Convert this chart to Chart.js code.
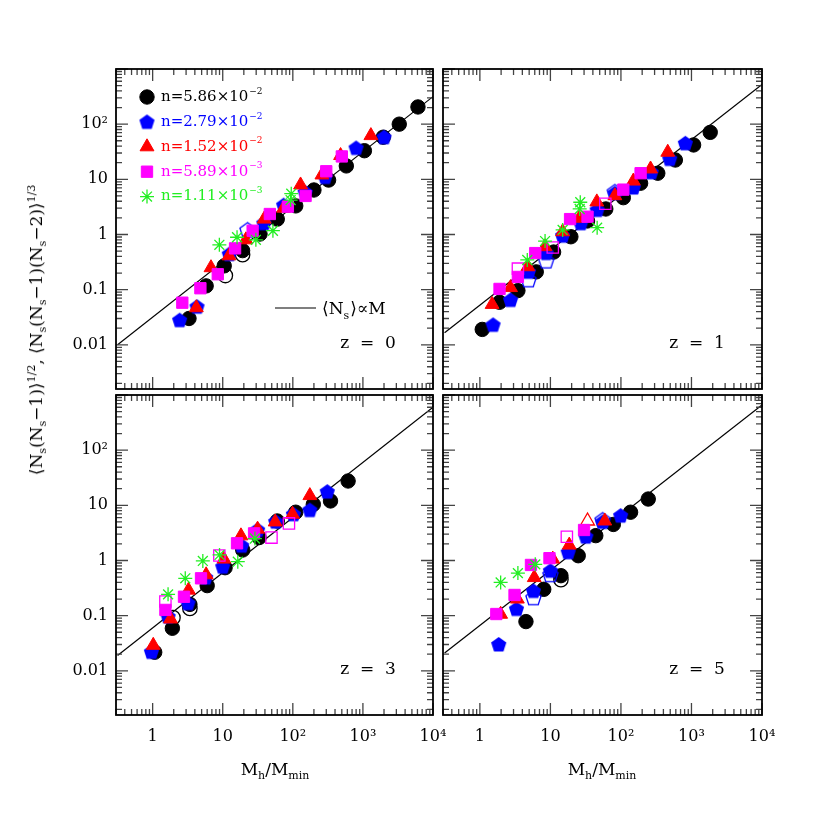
<!DOCTYPE html>
<html>
<head>
<title>Satellite count moments vs halo mass</title>
<script src="https://cdn.jsdelivr.net/npm/chart.js"></script>
<style>
  body { margin: 0; background: #fff; }
  #fig { position: relative; width: 830px; height: 830px; }
  #fig canvas { position: absolute; left: 0; top: 0; }
  .axt { position: absolute; font-family: "DejaVu Serif", serif; font-size: 17px; color: #000; white-space: nowrap; transform: translate(-50%, -50%); }
  .axt sub { font-size: 11px; vertical-align: -4px; }
  .axt sup { font-size: 11px; vertical-align: 7px; }
  #ytitle { left: 37px; top: 330px; transform: translate(-50%, -50%) rotate(-90deg); }
</style>
</head>
<body>
<div id="fig">
  <canvas id="p0" width="830" height="830"></canvas>
  <canvas id="p1" width="830" height="830"></canvas>
  <canvas id="p2" width="830" height="830"></canvas>
  <canvas id="p3" width="830" height="830"></canvas>
  <div class="axt" id="ytitle">⟨N<sub>s</sub>(N<sub>s</sub>−1)⟩<sup>1/2</sup>, ⟨N<sub>s</sub>(N<sub>s</sub>−1)(N<sub>s</sub>−2)⟩<sup>1/3</sup></div>
  <div class="axt" style="left:275px;top:770px">M<sub>h</sub>/M<sub>min</sub></div>
  <div class="axt" style="left:602px;top:770px">M<sub>h</sub>/M<sub>min</sub></div>
</div>
<script>
// axes
const xRange = [0.316, 10000];
const yRange = [0.00158, 1000];
const xTicks = [1, 10, 100, 1000, 10000];
const xTickLabels = ['1', '10', '10²', '10³', '10⁴'];
const yTicks = [0.01, 0.1, 1, 10, 100];
const yTickLabels = ['0.01', '0.1', '1', '10', '10²'];

// legend
const seriesKeys = ['n586', 'n279', 'n152', 'n589', 'n111'];
const legendBase = ['n=5.86×10', 'n=2.79×10', 'n=1.52×10', 'n=5.89×10', 'n=1.11×10'];
const legendExp = ['−2', '−2', '−2', '−3', '−3'];
const panelLabels = ['z = 0', 'z = 1', 'z = 3', 'z = 5'];

// <Ns> ∝ M reference line end points
const lineX = [0.316, 10000];
const lineY_z0 = [0.010, 316];
const lineY_z1 = [0.0166, 525];
const lineY_z3 = [0.019, 600];
const lineY_z5 = [0.021, 660];

// z = 0
const z0_n586 = [[3.3,0.030],[5.8,0.117],[10.5,0.27],[19.2,0.51],[34,1.02],[60,1.9],[110,3.3],[200,6.4],[324,9.7],[580,17.5],[1050,33],[1950,58],[3300,100],[6100,205]];
const z0_n279 = [[2.43,0.028],[4.3,0.049],[12.4,0.44],[38.6,1.6],[74,3.4],[150,5.8],[290,11],[800,37],[2000,58]];
const z0_n152 = [[4.2,0.047],[6.8,0.25],[12.3,0.41],[21.4,0.8],[39,1.9],[74,3.0],[129,7.9],[260,12],[480,27],[1300,62]];
const z0_n589 = [[2.65,0.058],[4.8,0.106],[8.5,0.19],[15,0.56],[26.7,1.17],[47,2.35],[85,3.2],[152,5.0],[300,14],[500,26]];
const z0_n111 = [[8.95,0.65],[16,0.89],[29.7,0.8],[52,1.17],[93,4.2],[95,5.5]];
const z0_open_n586 = [[10.9,0.18],[19.2,0.43]];
const z0_open_n279 = [[22.6,1.2]];

// z = 1
const z1_n586 = [[1.08,0.019],[1.9,0.059],[3.46,0.096],[6.3,0.21],[11.1,0.48],[19.5,0.91],[33.6,1.76],[61,2.9],[108,4.65],[190,8.5],[333,12.9],[591,22.4],[1072,42],[1845,71]];
const z1_n279 = [[1.54,0.023],[2.72,0.065],[4.9,0.21],[8.7,0.46],[14.9,0.95],[27,1.6],[46,2.78],[82,5.6],[150,7.1],[269,13.4],[492,23.4],[819,45]];
const z1_n152 = [[1.49,0.054],[2.72,0.109],[4.8,0.26],[8.4,0.60],[14.9,1.12],[25.6,1.97],[45.5,3.9],[82,5.05],[150,9.3],[263,15.4],[461,31]];
const z1_n589 = [[1.9,0.103],[3.46,0.17],[6.1,0.46],[19,1.9],[33.6,2.1],[108,6.5],[190,12.9]];
const z1_n111 = [[4.7,0.345],[8.4,0.76],[14.9,1.21],[26.5,3.84],[26,2.9],[46,1.33]];
const z1_open_n279 = [[4.9,0.15],[8.7,0.33],[82,5.9]];
const z1_open_n589 = [[3.46,0.24],[10.8,0.58],[60,3.6]];

// z = 3
const z3_n586 = [[1.07,0.0217],[1.91,0.059],[3.4,0.16],[6.0,0.35],[10.8,0.74],[19.3,1.55],[33,2.6],[60,5.2],[110,7.5],[196,10.4],[345,12],[615,27.6]];
const z3_n279 = [[0.96,0.022],[1.66,0.096],[3.2,0.168],[5.7,0.49],[10,0.77],[18.6,1.85],[31.4,3.57],[57,5.05],[102,6.9],[175,8.2],[310,17.7]];
const z3_n152 = [[1.02,0.029],[1.8,0.087],[3.25,0.29],[5.8,0.55],[10.4,1.06],[18.2,2.8],[31.4,3.7],[56,5.0],[99,6.9],[175,15]];
const z3_n589 = [[1.52,0.127],[2.8,0.22],[4.9,0.475],[16,2.05],[28,3.1]];
const z3_n111 = [[1.66,0.243],[2.92,0.475],[5.2,0.98],[9.0,1.26],[16.4,0.95],[28.8,2.5]];
const z3_open_n586 = [[1.95,0.092],[3.4,0.135]];
const z3_open_n589 = [[1.52,0.18],[8.95,1.23],[49.6,2.6],[88,4.7]];

// z = 5
const z5_n586 = [[4.5,0.078],[8.05,0.30],[14.1,0.53],[24.8,1.22],[44,2.82],[78,4.5],[137,7.5],[244,13]];
const z5_n279 = [[1.85,0.030],[3.3,0.132],[5.75,0.28],[10,0.65],[17.9,1.41],[31.8,2.7],[55,5.0],[99,6.5]];
const z5_n152 = [[1.97,0.106],[3.4,0.2],[5.9,0.49],[10.8,1.06],[18.5,1.9],[59,5.2]];
const z5_n589 = [[1.71,0.107],[3.1,0.237],[5.3,0.83],[9.7,1.1],[30,3.57]];
const z5_n111 = [[1.97,0.40],[3.46,0.59],[6.1,0.85]];
const z5_open_n586 = [[14.1,0.45]];
const z5_open_n279 = [[5.75,0.21],[10,0.55],[55,5.4]];
const z5_open_n152 = [[33.6,5.2]];
const z5_open_n589 = [[17.1,2.7]];

const FONT = '"DejaVu Serif", serif';
const colors = { n586: '#000000', n279: '#0000ff', n152: '#ff0000', n589: '#ff00ff', n111: '#22ee22' };
const drawOrder = { n586: 5, n279: 4, n152: 3, n589: 2, n111: 1 };

// pentagon marker (not built in)
function pentagon(color, filled) {
  const c = document.createElement('canvas');
  c.width = 19; c.height = 19;
  const g = c.getContext('2d');
  g.beginPath();
  for (let i = 0; i < 5; i++) {
    const a = -Math.PI / 2 + i * 2 * Math.PI / 5;
    const px = 9.5 + 8 * Math.cos(a), py = 10 + 8 * Math.sin(a);
    if (i) g.lineTo(px, py); else g.moveTo(px, py);
  }
  g.closePath();
  if (filled) { g.fillStyle = color; g.fill(); }
  else { g.strokeStyle = color; g.lineWidth = 1.3; g.stroke(); }
  return c;
}

function markerStyle(key, filled) {
  const col = colors[key];
  const base = { borderColor: col, backgroundColor: filled ? col : 'rgba(0,0,0,0)', borderWidth: filled ? 1 : 1.3 };
  if (key === 'n586') return Object.assign(base, { pointStyle: 'circle', pointRadius: 7.2 });
  if (key === 'n279') return Object.assign(base, { pointStyle: pentagon(col, filled), pointRadius: 8 });
  if (key === 'n152') return Object.assign(base, { pointStyle: 'triangle', pointRadius: 8 });
  if (key === 'n589') return Object.assign(base, { pointStyle: 'rect', pointRadius: 8 });
  return Object.assign(base, { pointStyle: 'star', pointRadius: 7, borderWidth: 1.3 });
}

function toPts(arr) { return arr.map(p => ({ x: p[0], y: p[1] })); }

function drawSup(ctx, base, sup, x, y, size) {
  ctx.font = size + 'px ' + FONT;
  ctx.fillText(base, x, y);
  const w = ctx.measureText(base).width;
  ctx.font = Math.round(size * 0.62) + 'px ' + FONT;
  ctx.fillText(sup, x + w + 1, y - size * 0.38);
}

const frameTicks = {
  id: 'frameTicks',
  afterDatasetsDraw(chart) {
    const { ctx, chartArea: a, scales } = chart;
    const xs = scales.x, ys = scales.y;
    ctx.save();
    ctx.strokeStyle = '#444';
    ctx.lineWidth = 1.3;
    ctx.beginPath();
    for (let d = -1; d <= 4; d++) for (let m = 1; m <= 9; m++) {
      const v = m * 10 ** d;
      if (v < xs.min * 0.999 || v > xs.max * 1.001) continue;
      const p = xs.getPixelForValue(v), len = m === 1 ? 12 : 6;
      ctx.moveTo(p, a.bottom); ctx.lineTo(p, a.bottom - len);
      ctx.moveTo(p, a.top); ctx.lineTo(p, a.top + len);
    }
    for (let d = -3; d <= 3; d++) for (let m = 1; m <= 9; m++) {
      const v = m * 10 ** d;
      if (v < ys.min * 0.999 || v > ys.max * 1.001) continue;
      const p = ys.getPixelForValue(v), len = m === 1 ? 12 : 6;
      ctx.moveTo(a.left, p); ctx.lineTo(a.left + len, p);
      ctx.moveTo(a.right, p); ctx.lineTo(a.right - len, p);
    }
    ctx.stroke();
    ctx.strokeStyle = '#000';
    ctx.lineWidth = 1.8;
    ctx.strokeRect(a.left, a.top, a.right - a.left, a.bottom - a.top);
    ctx.restore();
  }
};

function panelText(label, withLegend) {
  return {
    id: 'panelText',
    afterDraw(chart) {
      const { ctx, chartArea: a } = chart;
      ctx.save();
      ctx.fillStyle = '#000';
      ctx.textBaseline = 'middle';
      ctx.textAlign = 'center';
      ctx.font = '17px ' + FONT;
      ctx.fillText(label.replace(/ /g, '  '), a.right - 65, a.bottom - 45);
      ctx.textAlign = 'left';
      if (withLegend) {
        seriesKeys.forEach((k, i) => {
          const y = a.top + 28 + i * 24.9;
          const st = markerStyle(k, true);
          ctx.fillStyle = colors[k];
          ctx.strokeStyle = colors[k];
          ctx.lineWidth = st.borderWidth;
          Chart.helpers.drawPoint(ctx, { pointStyle: st.pointStyle, radius: st.pointRadius, rotation: 0, borderWidth: st.borderWidth }, a.left + 31, y);
          drawSup(ctx, legendBase[i], legendExp[i], a.left + 45, y, 15);
        });
        // proportional line key
        const ly = a.bottom - 81;
        ctx.strokeStyle = '#000';
        ctx.lineWidth = 1.2;
        ctx.beginPath();
        ctx.moveTo(a.left + 159, ly); ctx.lineTo(a.left + 200, ly);
        ctx.stroke();
        ctx.fillStyle = '#000';
        let x = a.left + 206;
        ctx.font = '17px ' + FONT;
        ctx.fillText('⟨N', x, ly + 2);
        x += ctx.measureText('⟨N').width;
        ctx.font = '11px ' + FONT;
        ctx.fillText('s', x, ly + 8);
        x += ctx.measureText('s').width + 1;
        ctx.font = '17px ' + FONT;
        ctx.fillText('⟩∝M', x, ly + 2);
      }
      ctx.restore();
    }
  };
}

function makePanel(p) {
  const datasets = [{
    type: 'scatter', showLine: true, data: toPts([[lineX[0], p.lineY[0]], [lineX[1], p.lineY[1]]]),
    borderColor: '#000', borderWidth: 1.2, pointRadius: 0, order: 10
  }];
  seriesKeys.forEach(k => {
    if (p.open[k]) datasets.push(Object.assign({ data: toPts(p.open[k]), order: drawOrder[k] + 0.5 }, markerStyle(k, false)));
    if (p.filled[k]) datasets.push(Object.assign({ data: toPts(p.filled[k]), order: drawOrder[k] }, markerStyle(k, true)));
  });
  const YW = 60, XH = 40;
  const [l, t, r, b] = p.box;
  new Chart(document.getElementById(p.canvas), {
    type: 'scatter',
    data: { datasets },
    options: {
      responsive: false, animation: false, events: [],
      layout: { autoPadding: false, padding: { left: l - YW, top: t, right: 830 - r, bottom: 830 - b - XH } },
      plugins: { legend: { display: false }, tooltip: { enabled: false } },
      scales: {
        x: {
          type: 'logarithmic', position: 'bottom', min: xRange[0], max: xRange[1],
          afterFit: s => { s.height = XH; },
          afterBuildTicks: s => { s.ticks = xTicks.map(v => ({ value: v })); },
          grid: { display: false, drawTicks: false }, border: { display: false },
          ticks: { display: p.showX, autoSkip: false, maxRotation: 0, padding: 12, color: '#000',
            font: { family: FONT, size: 16 }, callback: (v, i) => xTickLabels[i] }
        },
        y: {
          type: 'logarithmic', position: 'left', min: yRange[0], max: yRange[1],
          afterFit: s => { s.width = YW; },
          afterBuildTicks: s => { s.ticks = yTicks.map(v => ({ value: v })); },
          grid: { display: false, drawTicks: false }, border: { display: false },
          ticks: { display: p.showY, autoSkip: false, padding: 8, color: '#000',
            font: { family: FONT, size: 16 }, callback: (v, i) => yTickLabels[i] }
        }
      }
    },
    plugins: [frameTicks, panelText(p.label, p.legend)]
  });
}

const panels = [
  { canvas: 'p0', box: [116, 69, 433, 389], showX: false, showY: true, label: panelLabels[0], legend: true, lineY: lineY_z0,
    filled: { n586: z0_n586, n279: z0_n279, n152: z0_n152, n589: z0_n589, n111: z0_n111 },
    open: { n586: z0_open_n586, n279: z0_open_n279 } },
  { canvas: 'p1', box: [443, 69, 762, 389], showX: false, showY: false, label: panelLabels[1], legend: false, lineY: lineY_z1,
    filled: { n586: z1_n586, n279: z1_n279, n152: z1_n152, n589: z1_n589, n111: z1_n111 },
    open: { n279: z1_open_n279, n589: z1_open_n589 } },
  { canvas: 'p2', box: [116, 395, 433, 715], showX: true, showY: true, label: panelLabels[2], legend: false, lineY: lineY_z3,
    filled: { n586: z3_n586, n279: z3_n279, n152: z3_n152, n589: z3_n589, n111: z3_n111 },
    open: { n586: z3_open_n586, n589: z3_open_n589 } },
  { canvas: 'p3', box: [443, 395, 762, 715], showX: true, showY: false, label: panelLabels[3], legend: false, lineY: lineY_z5,
    filled: { n586: z5_n586, n279: z5_n279, n152: z5_n152, n589: z5_n589, n111: z5_n111 },
    open: { n586: z5_open_n586, n279: z5_open_n279, n152: z5_open_n152, n589: z5_open_n589 } }
];

panels.forEach(makePanel);
</script>
</body>
</html>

==========

● **EXERCISE**: Please extract exactly the lines of the data, from the first through the line containing "const yTickLabels = ['0.01', '0.1', '1', '10', '10²'];", and add no pictures to the copy.

● **RESULT BELOW**:
Convert this chart to Chart.js code.
<!DOCTYPE html>
<html>
<head>
<title>Satellite count moments vs halo mass</title>
<script src="https://cdn.jsdelivr.net/npm/chart.js"></script>
<style>
  body { margin: 0; background: #fff; }
  #fig { position: relative; width: 830px; height: 830px; }
  #fig canvas { position: absolute; left: 0; top: 0; }
  .axt { position: absolute; font-family: "DejaVu Serif", serif; font-size: 17px; color: #000; white-space: nowrap; transform: translate(-50%, -50%); }
  .axt sub { font-size: 11px; vertical-align: -4px; }
  .axt sup { font-size: 11px; vertical-align: 7px; }
  #ytitle { left: 37px; top: 330px; transform: translate(-50%, -50%) rotate(-90deg); }
</style>
</head>
<body>
<div id="fig">
  <canvas id="p0" width="830" height="830"></canvas>
  <canvas id="p1" width="830" height="830"></canvas>
  <canvas id="p2" width="830" height="830"></canvas>
  <canvas id="p3" width="830" height="830"></canvas>
  <div class="axt" id="ytitle">⟨N<sub>s</sub>(N<sub>s</sub>−1)⟩<sup>1/2</sup>, ⟨N<sub>s</sub>(N<sub>s</sub>−1)(N<sub>s</sub>−2)⟩<sup>1/3</sup></div>
  <div class="axt" style="left:275px;top:770px">M<sub>h</sub>/M<sub>min</sub></div>
  <div class="axt" style="left:602px;top:770px">M<sub>h</sub>/M<sub>min</sub></div>
</div>
<script>
// axes
const xRange = [0.316, 10000];
const yRange = [0.00158, 1000];
const xTicks = [1, 10, 100, 1000, 10000];
const xTickLabels = ['1', '10', '10²', '10³', '10⁴'];
const yTicks = [0.01, 0.1, 1, 10, 100];
const yTickLabels = ['0.01', '0.1', '1', '10', '10²'];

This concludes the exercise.